Thing is, there's a difference between knowing what something is and deciding whether you believe it's true. Let me give you an example from my own work. I teach at a Jesuit university, but I teach the course more or less like I would at a state school. In the ethics class I just finished, I had at least two options on our papers that might have run afoul of this law. In the first paper some students explained (among other things) the Prisoner's Dilemma and applied it to the problem of climate change, specifically the problem of how to motivate countries to actually get involved rather than wait on other people to fix the mess. In the second paper one of the options was to develop + evaluate an Aristotelian position on abortion. In both cases these were only one option of two or three different topics, but that's because of the way I ordered the class this time. (I did Plato/Rand and then Mill, then backtracked through Kant to Aristotle, rather than doing Aristotle directly after Plato.) I could easily see a paper set where two of the three, maybe even all of the options involved the kind of thing a conservative Christian might object to. 

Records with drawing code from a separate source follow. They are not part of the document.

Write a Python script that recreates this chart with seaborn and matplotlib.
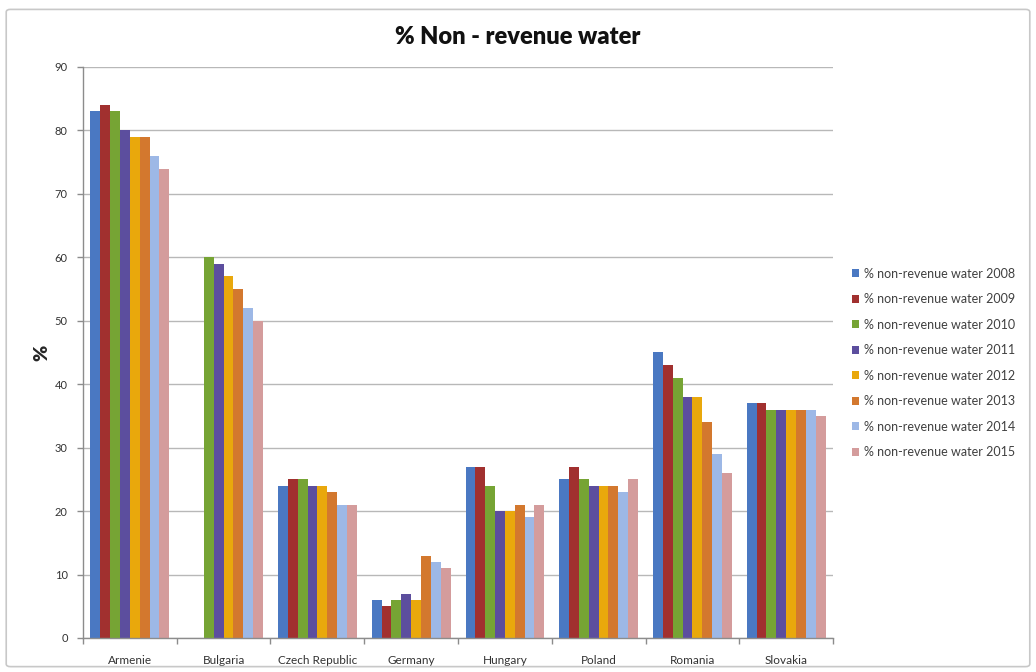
import numpy as np
import pandas as pd
import matplotlib
matplotlib.use("Agg")
import matplotlib.pyplot as plt
from matplotlib.patches import FancyBboxPatch
import seaborn as sns

countries = ["Armenie", "Bulgaria", "Czech Republic", "Germany",
             "Hungary", "Poland", "Romania", "Slovakia"]
years = [2008, 2009, 2010, 2011, 2012, 2013, 2014, 2015]

nrw_2008 = [83, np.nan, 24, 6, 27, 25, 45, 37]
nrw_2009 = [84, np.nan, 25, 5, 27, 27, 43, 37]
nrw_2010 = [83, 60, 25, 6, 24, 25, 41, 36]
nrw_2011 = [80, 59, 24, 7, 20, 24, 38, 36]
nrw_2012 = [79, 57, 24, 6, 20, 24, 38, 36]
nrw_2013 = [79, 55, 23, 13, 21, 24, 34, 36]
nrw_2014 = [76, 52, 21, 12, 19, 23, 29, 36]
nrw_2015 = [74, 50, 21, 11, 21, 25, 26, 35]

series = [nrw_2008, nrw_2009, nrw_2010, nrw_2011,
          nrw_2012, nrw_2013, nrw_2014, nrw_2015]
labels = [f"% non-revenue water {y}" for y in years]
colors = ["#4A78C2", "#A1302F", "#76A434", "#5C4E9E",
          "#E9A80C", "#D3782E", "#9DB8E6", "#D49C9C"]

rows = []
for lab, vals in zip(labels, series):
    for c, v in zip(countries, vals):
        rows.append({"country": c, "series": lab, "value": v})
df = pd.DataFrame(rows)

sns.set_theme(style="white")
plt.rcParams["font.family"] = ["Lato", "DejaVu Sans"]

fig = plt.figure(figsize=(10.36, 6.72), dpi=100)
ax = fig.add_axes([0.0801, 0.0506, 0.7240, 0.8497])

sns.barplot(data=df, x="country", y="value", hue="series",
            order=countries, hue_order=labels, palette=colors,
            width=0.84, gap=0, saturation=1, errorbar=None,
            linewidth=0, ax=ax)

ax.set_ylim(0, 90)
ax.set_xlim(-0.5, len(countries) - 0.5)
ax.set_yticks(np.arange(0, 91, 10))
ax.yaxis.grid(True, color="#B8B8B8", linewidth=1.0)
ax.set_axisbelow(True)
ax.set_xlabel("")
ax.set_ylabel("%", fontsize=14, fontweight="heavy", rotation=90, labelpad=3)

for side in ["top", "right"]:
    ax.spines[side].set_visible(False)
for side in ["left", "bottom"]:
    ax.spines[side].set_color("#8C8C8C")
    ax.spines[side].set_linewidth(1.0)

ax.tick_params(axis="y", which="major", left=True, length=4, width=1,
               color="#8C8C8C", labelsize=8, labelcolor="#333333", pad=7)
ax.tick_params(axis="x", which="major", bottom=False, labelsize=8.5,
               labelcolor="#333333", pad=6)
ax.set_xticks(np.arange(-0.5, len(countries), 1.0), minor=True)
ax.tick_params(axis="x", which="minor", bottom=True, length=4, width=1,
               color="#8C8C8C")

handles, hlabels = ax.get_legend_handles_labels()
ax.legend(handles, hlabels, loc="center left", bbox_to_anchor=(1.01, 0.482),
          frameon=False, fontsize=9, handlelength=0.6, handleheight=0.6,
          handletextpad=0.4, labelspacing=1.08, labelcolor="#404040")

fig.text(0.5, 0.945, "% Non - revenue water", ha="center", va="center",
         fontsize=17, fontweight="heavy", color="#111111")

border = FancyBboxPatch((0.006, 0.008), 0.988, 0.978,
                        boxstyle="round,pad=0,rounding_size=0.004",
                        transform=fig.transFigure, fill=False,
                        edgecolor="#C8C8C8", linewidth=1.2)
fig.patches.append(border)

fig.savefig("out.png", dpi=100)
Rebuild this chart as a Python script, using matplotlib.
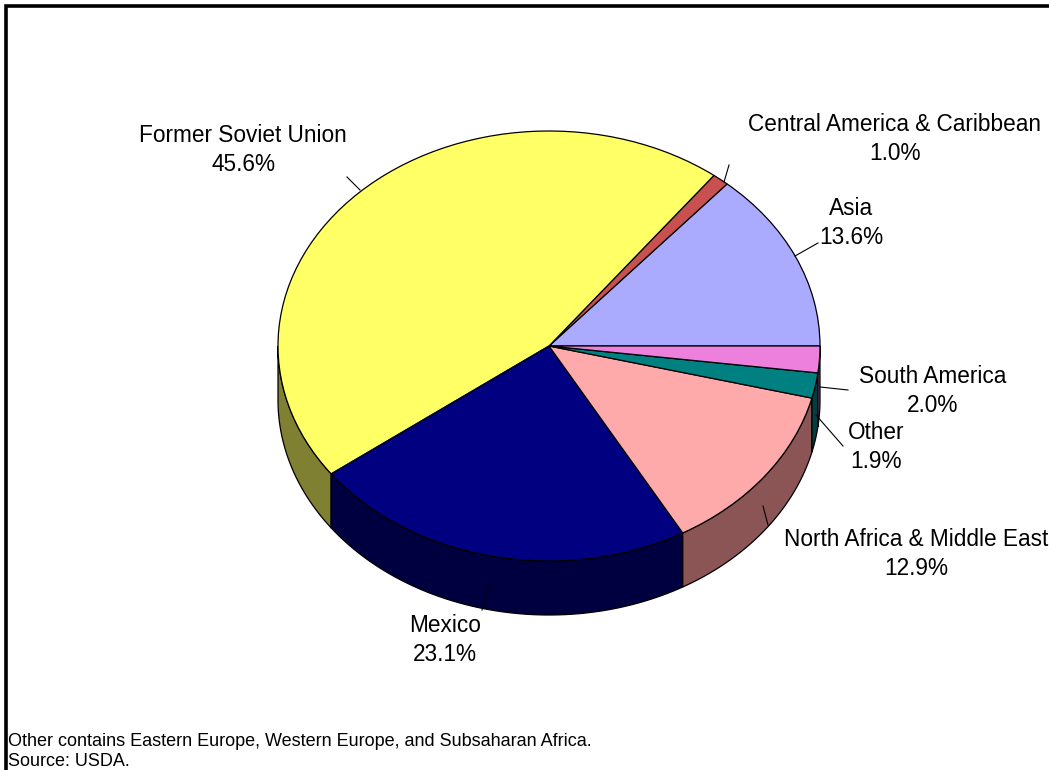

In my philosophy classes, I'm less concerned with a student's conclusion than how s/he gets there. Take the abortion paper. This is actually a compare/contrast paper, and many of my students use as their second source someone arguing for the Catholic/Christian position that humanity begins at conception, usually using John Noonan's essay. So the students have to first present Aristotle's function argument and then someone else (like Noonan) arguing for a different position, and then give a philosophical defense of the position they think is correct. At the beginning of the course I make quite clear what I mean by that: it's the kind of thing that, once you understand the argument, it would be irrational not to accept it. As committed as I am personally to my religion, if a student gave me a paper saying "The Bible says abortion is always murder so Aristotle must be wrong," I'd call them in for a conference and a rewrite. Not because I disagree with the conclusion (I do, incidentally, both theologically and philosophically) but because they relied on authority rather than argument. They're simply not doing philosophy.

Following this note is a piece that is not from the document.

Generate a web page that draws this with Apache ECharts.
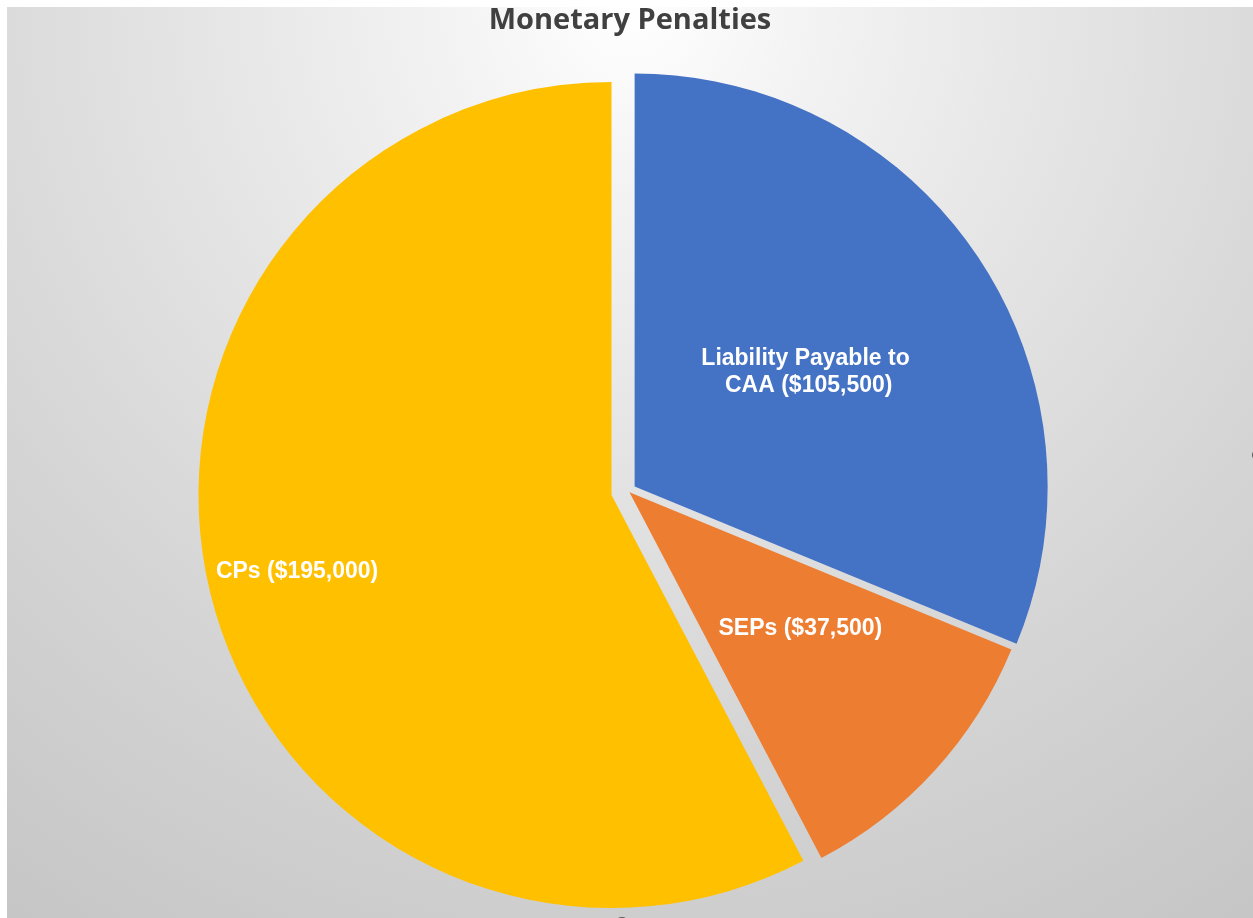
<!DOCTYPE html>
<html><head><meta charset="utf-8">
<script src="https://cdn.jsdelivr.net/npm/echarts@6/dist/echarts.min.js"></script>
<style>
html,body{margin:0;padding:0;background:#ffffff;width:1253px;height:918px;overflow:hidden}
#c{position:absolute;left:7px;top:7px;width:1246px;height:911px}
</style></head>
<body><div id="c"></div>
<script>
const chartTitle = 'Monetary Penalties';
const categories = ['Liability Payable to CAA', 'SEPs', 'CPs'];
const values = [105500, 37500, 195000];
const colors = ['#4472C4', '#ED7D31', '#FFC000'];
const explode = [8, 2, 17];

const labelShift = [[0, 2], [16, -5], [-111, 26]];

const chart = echarts.init(document.getElementById('c'), null, {renderer: 'canvas'});

const series = categories.map(function (cat, k) {
  return {
    type: 'pie',
    center: [621, 484],
    radius: 413,
    startAngle: 90,
    clockwise: true,
    selectedMode: 'multiple',
    selectedOffset: explode[k],
    silent: true,
    animation: false,
    avoidLabelOverlap: false,
    emphasis: {disabled: true, scale: false},
    select: {itemStyle: {borderWidth: 0}},
    labelLine: {show: false},
    label: {show: false},
    labelLayout: function (p) {
      return p.dataIndex === k ? {dx: labelShift[k][0], dy: labelShift[k][1]} : {};
    },
    data: categories.map(function (n, i) {
      const mine = i === k;
      return {
        name: n,
        value: values[i],
        selected: mine,
        itemStyle: {color: mine ? colors[i] : 'rgba(0,0,0,0)', borderWidth: 0},
        label: mine ? {
          show: true,
          position: 'inside',
          formatter: function (p) { return p.name + ' ($' + p.value.toLocaleString('en-US') + ')'; },
          width: 240,
          overflow: 'break',
          align: 'center',
          color: '#ffffff',
          fontFamily: '"Liberation Sans", Arial, sans-serif',
          fontWeight: 'bold',
          fontSize: 23,
          lineHeight: 27
        } : {show: false}
      };
    })
  };
});

chart.setOption({
  animation: false,
  backgroundColor: {
    type: 'radial', x: 0.5, y: 0, r: 1.2,
    colorStops: [
      {offset: 0, color: '#ffffff'},
      {offset: 0.15, color: '#f4f4f4'},
      {offset: 0.38, color: '#e6e6e6'},
      {offset: 0.57, color: '#dbdbdb'},
      {offset: 0.68, color: '#d5d5d5'},
      {offset: 0.85, color: '#cdcdcd'},
      {offset: 1, color: '#c6c6c6'}
    ]
  },
  title: {
    text: chartTitle,
    left: 'center',
    top: -6,
    textStyle: {
      fontFamily: '"Open Sans", Lato, sans-serif',
      fontWeight: 'bold',
      fontSize: 29,
      color: '#404040'
    }
  },
  graphic: [
    {type: 'circle', shape: {cx: 615, cy: 918, r: 8}, style: {fill: '#5a5a5a'}, silent: true},
    {type: 'circle', shape: {cx: 1251, cy: 448, r: 6}, style: {fill: '#5a5a5a'}, silent: true}
  ],
  series: series
});
</script>
</body></html>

A student could of course choose a different topic, or s/he could choose to make a philosophical defense of Noonan's position. (There are some such arguments available, at least at the student's level.) But if I was teaching this topic in Missouri next fall, I'd think twice about assigning the essay. And I'd definitely think twice about forcing a student to rewrite an essay that relied on a religious text's authority, even though by not having that conversation I'd be remiss in my professional obligations. It's one thing to insist every student agree that Aristotle was right in an exam or paper situation, but I've never done that and I've never met another philosophy instructor who did. Sure, we'll insist that you give an adequate explanation, that you understand it. Just as I would expect any student in my class to be able to explain why Hume rejects the Design Argument for God - even if they were a theist who thought this particular argument worked. Evaluation is good and fine, but understanding must come first.

Ditto for evolution. Ditto for global warming. Ditto for any economic model other than laissez capitalism. You can't explain what's wrong if you can't explain what it is. And frankly, I find it a shocking misuse of taxpayer money to educate someone and allow them to check out on being exposed to the major scientific (and social scientific, and philosophical, and ...) theories that shape our world. This bill is just all around not cool.

As an aside, I apologize in advance to the proud citizens of Missouri who voted against this bill, and former Missourians who would have done the same. I remember after North Carolina's vote on Amendment One, how hard it was to be the butt of every joke I heard online. It stunk, and if the same things happen to your state now, I know it can be a hard and lonely stretch of time until the next outrage comes along. Just remember that the internet has a short attention span. Just keep calm and carry on. ;-)        

Comments

( 3 comments — Leave a comment )
dwimordene_2011
Aug. 10th, 2012 01:10 pm (UTC)
First amendment should give them the ability to freely assemble religiously and to ensure that their religion is not discriminated again. It should be redundant, if it were really aimed at protecting religious freedom, as you note.

But as you also point out, it's unlikely that the aim of the amendment is the promotion of religious freedom and respect in general - and if it is, not only is it redundant but the details are scarily open to allowing lack of education and the dominance of a very particular brand of Christianity. Given the way that reactionary politics are using the appearance of toleration and respect for constitutional law to enshrine legal arguments that actively undermine protection from oppression for political miniorities, that anti-educational stance would be the goal, not an accident to be fixed.
celandineb
Aug. 10th, 2012 02:42 pm (UTC)
*sigh* I am ashamed of my birth state for this one. WTF. I sincerely hope that this law is challenged and overturned, even though that process is a huge waste of money (as you note, a jobs program for lawyers).
marta_bee
Aug. 11th, 2012 05:35 am (UTC)
I know that feeling - I felt much the same way over NC's gay-marriage amendment. Actually, I was going to originally title this post "After Amendment 1 comes..." (since ours was Am. 1 and theirs, Am. 2) but decided it would take too much explaining.

It's a huge waste of money and sure to be overturned, but this kind of thing is still destructive. This is how politics seems to work. One state does something outlandish, it gets voted down or overturned... and then the next time the state (or the next state over) proposes something similar it's less of a shock. Just look at the way the threat of transvaginal ultrasounds makes the non-transvaginal kind seem almost like reasonable common-ground by comparison. (They're not; I'm not the biggest advocate of abortion rights, and even I find the very concept of presuming a woman wouldn't educate herself in that circumstance insulting in the extreme. But when there's something even worse, they seem more measured.)

Anyway. This is a WTF-worthy moment, to be sure, but it's really not your fault.